Bars and Restaurants Challenge Michigan Law Banning Promotional Products, Part 2
The retailers want to use the product and the wholesalers want to uphold the prohibition, but what does the last part of the three-tier system want? Michigan has a strong brewer's culture: the state is home to more than 100 craft breweries, and Grand Rapids was just named "Beer City USA" in a national poll. Shouldn't these proud companies want to, and be able to, promote their products in their home state?
The answer to that question, it turns out, is hard to find. When contacted for this story, no brewery would speak on the record about the MLCCA or the use of promotional products in the state's taverns. One source, speaking on the condition of anonymity, said some manufacturers are working with the state and the wholesalers to change different MLCCA provisions that limit a brewery's ability to expand. The beer makers don't want to take on another battle, especially one that would put them at odds with their wholesaler partners.
Craft breweries and microbreweries also have another reason not to change the regulations regarding branded merchandise: they're exempt from the laws. Brewpubs owned and operated by a manufacturer are allowed to use promotionals with beer-centric logos, meaning they are free to advertise product using pint glasses and napkins in ways other bars cannot.
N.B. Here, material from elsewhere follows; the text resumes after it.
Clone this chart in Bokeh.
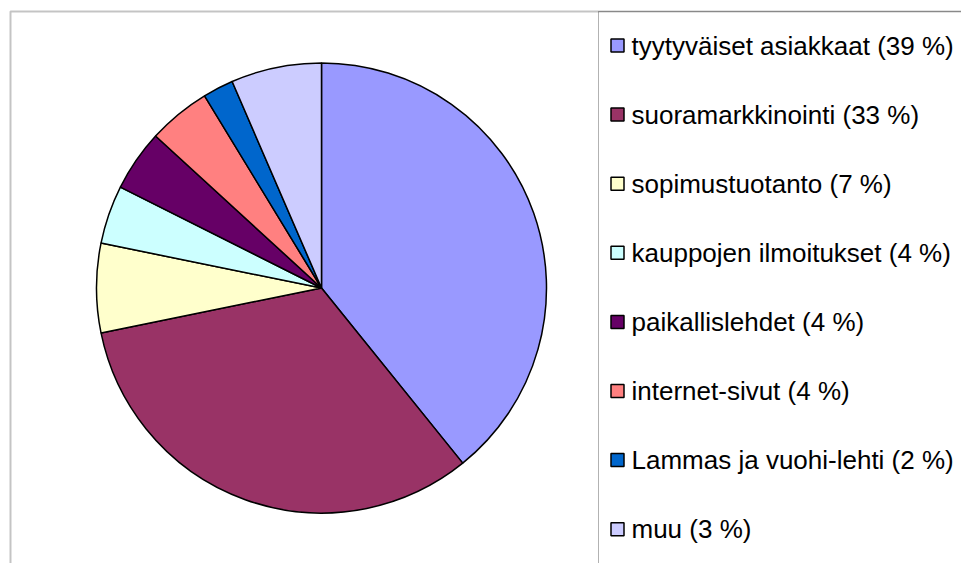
import numpy as np
from bokeh.plotting import figure
from bokeh.models import ColumnDataSource, Range1d, BoxAnnotation
from bokeh.core.properties import value
from bokeh.embed import file_html
from bokeh.resources import INLINE

# ---- data ----
labels = [
    "tyytyväiset asiakkaat (39 %)",
    "suoramarkkinointi (33 %)",
    "sopimustuotanto (7 %)",
    "kauppojen ilmoitukset (4 %)",
    "paikallislehdet (4 %)",
    "internet-sivut (4 %)",
    "Lammas ja vuohi-lehti (2 %)",
    "muu (3 %)",
]
shares = [39.2, 32.6, 6.4, 4.2, 4.4, 4.5, 2.2, 6.5]
colors = ["#9999FF", "#993366", "#FFFFCC", "#CCFFFF",
          "#660066", "#FF8080", "#0066CC", "#CCCCFF"]

W, H = 961, 563

p = figure(width=W, height=H, output_backend="svg", toolbar_location=None,
           x_range=Range1d(0, W), y_range=Range1d(0, H),
           min_border=0, outline_line_color=None)
p.axis.visible = False
p.grid.visible = False
p.background_fill_color = "white"
p.border_fill_color = "white"

# picture pixel row -> data y
def Y(py):
    return H - py

# pie: clockwise from 12 o'clock
vals = np.array(shares, dtype=float)
ang = vals / vals.sum() * 2 * np.pi
cum = np.concatenate([[0.0], np.cumsum(ang)])
src = ColumnDataSource(dict(
    start=np.pi / 2 - cum[:-1],
    end=np.pi / 2 - cum[1:],
    color=colors,
    label=labels,
))
p.wedge(x=321, y=Y(287.5), radius=225, start_angle="start", end_angle="end",
        direction="clock", fill_color="color", line_color="black",
        line_width=1.5, source=src)

# chart frame and legend divider
p.add_layout(BoxAnnotation(left=10, right=5000, top=Y(11), bottom=-500,
                           fill_alpha=0, line_color="#3a3a3a", line_width=2))
p.add_layout(BoxAnnotation(left=598, right=5000, top=Y(11), bottom=-500,
                           fill_alpha=0, line_color="black", line_width=1))

# legend
n = len(labels)
leg = ColumnDataSource(dict(
    x=[617] * n,
    tx=[631] * n,
    y=[Y(45 + 69.1 * i) for i in range(n)],
    color=colors,
    label=labels,
))
p.scatter(x="x", y="y", size=13, marker="square", fill_color="color",
          line_color="black", line_width=1.5, source=leg)
p.text(x="tx", y="y", text="label", text_font=value("Liberation Sans"),
       text_font_size="26px", text_baseline="middle", text_color="black",
       source=leg)

open("out.html", "w").write(file_html(p, INLINE))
Caught in the middle of this are Michigan's promotional products professionals, who are effectively cut out from one of the most popular markets for logoed merchandise. The state is home to hundreds of supplier and distributor companies who are contending with laws no one else in the country faces. As Paul Kiewiet, executive director for the Michigan Promotional Products Association (MiPPA) said, "If they were to try to limit advertising on other media, there would be outcries for violation of the First Amendment."
Fortunately, change may be coming in the future. Michigan governor Rick Snyder has reached out to local business owners and asked them to review the state's liquor laws and make recommendations for changes. One of the proposals before Snyder's committee requested that the state "remove all prohibitions on Secondary Use items that are provided by suppliers." The committee voted 12-6 in favor of that recommendation, and while not binding, it does give hope.
As of now, nothing has formally moved beyond the exploratory phase, so there is still time to act. Michigan distributors who have been impacted by the laws can write their local representatives to explain how the MLCCA negatively affects the promotional products industry. Interested parties can find a list of all of Michigan's senators and representatives on www.legislature.mi.gov.